Variable Classification And Data Analysis
1. Problem: Classify variables as categorical or numerical, and if numerical, as discrete or continuous, and identify the measurement scale.
1.a Number of telephones per household:
- This is a numerical variable because it counts telephones.
- It is discrete since telephones are countable in whole numbers.
- Measurement scale: Ratio scale (has a true zero and meaningful ratios).
1.b Length (in minutes) of the longest telephone call made in a month:
- Numerical variable because it measures time.
- Continuous since time can be any value within a range.
- Measurement scale: Ratio scale.
1.c Whether someone in the household owns a Wi-Fi-capable cell phone:
- Categorical variable (yes/no).
- Measurement scale: Nominal scale (categories without order).
1.d Whether there is a high-speed Internet connection in the household:
- Categorical variable (yes/no).
- Measurement scale: Nominal scale.
2. Problem: Given data set $\{7,4,9,7,3,12\}$ with $n=6$, compute descriptive statistics and analyze data.
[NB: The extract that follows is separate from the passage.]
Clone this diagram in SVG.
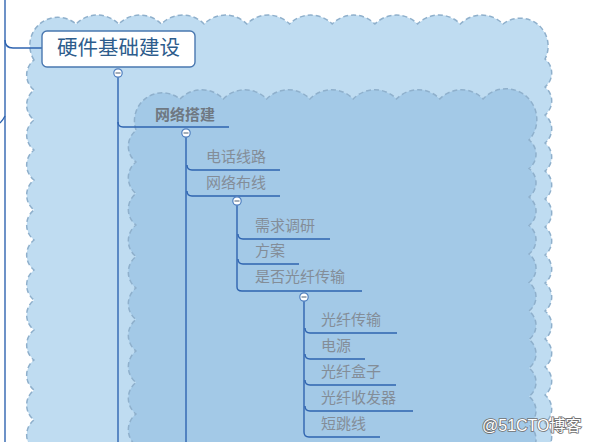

2.a Compute mean, median, and mode:
- Mean: $$\frac{7+4+9+7+3+12}{6} = \frac{42}{6} = 7$$
- Median: Sort data: $\{3,4,7,7,9,12\}$; median is average of middle two: $$\frac{7+7}{2} = 7$$
- Mode: Most frequent value is 7.
2.b Compute range, variance, standard deviation, coefficient of variation:
- Range: $12 - 3 = 9$
- Variance: Calculate squared deviations from mean 7:
$$(7-7)^2=0, (4-7)^2=9, (9-7)^2=4, (7-7)^2=0, (3-7)^2=16, (12-7)^2=25$$
- Sum of squared deviations: $0+9+4+0+16+25=54$
- Sample variance: $$s^2 = \frac{54}{6-1} = \frac{54}{5} = 10.8$$
- Standard deviation: $$s = \sqrt{10.8} \approx 3.29$$
- Coefficient of variation: $$\frac{s}{\text{mean}} = \frac{3.29}{7} \approx 0.47$$
2.c Compute Z scores and check for outliers:
- Z score formula: $$Z = \frac{x - \text{mean}}{s}$$
- Calculate for each:
- $Z_7 = \frac{7-7}{3.29} = 0$
- $Z_4 = \frac{4-7}{3.29} \approx -0.91$
- $Z_9 = \frac{9-7}{3.29} \approx 0.61$
- $Z_7 = 0$
- $Z_3 = \frac{3-7}{3.29} \approx -1.22$
- $Z_{12} = \frac{12-7}{3.29} \approx 1.52$
- Common outlier rule: $|Z| > 2$; no values exceed this, so no outliers.
2.d Describe shape of data set:
- Data is roughly symmetric since mean = median = mode.
- No extreme outliers.
- Distribution shape is approximately symmetric and unimodal.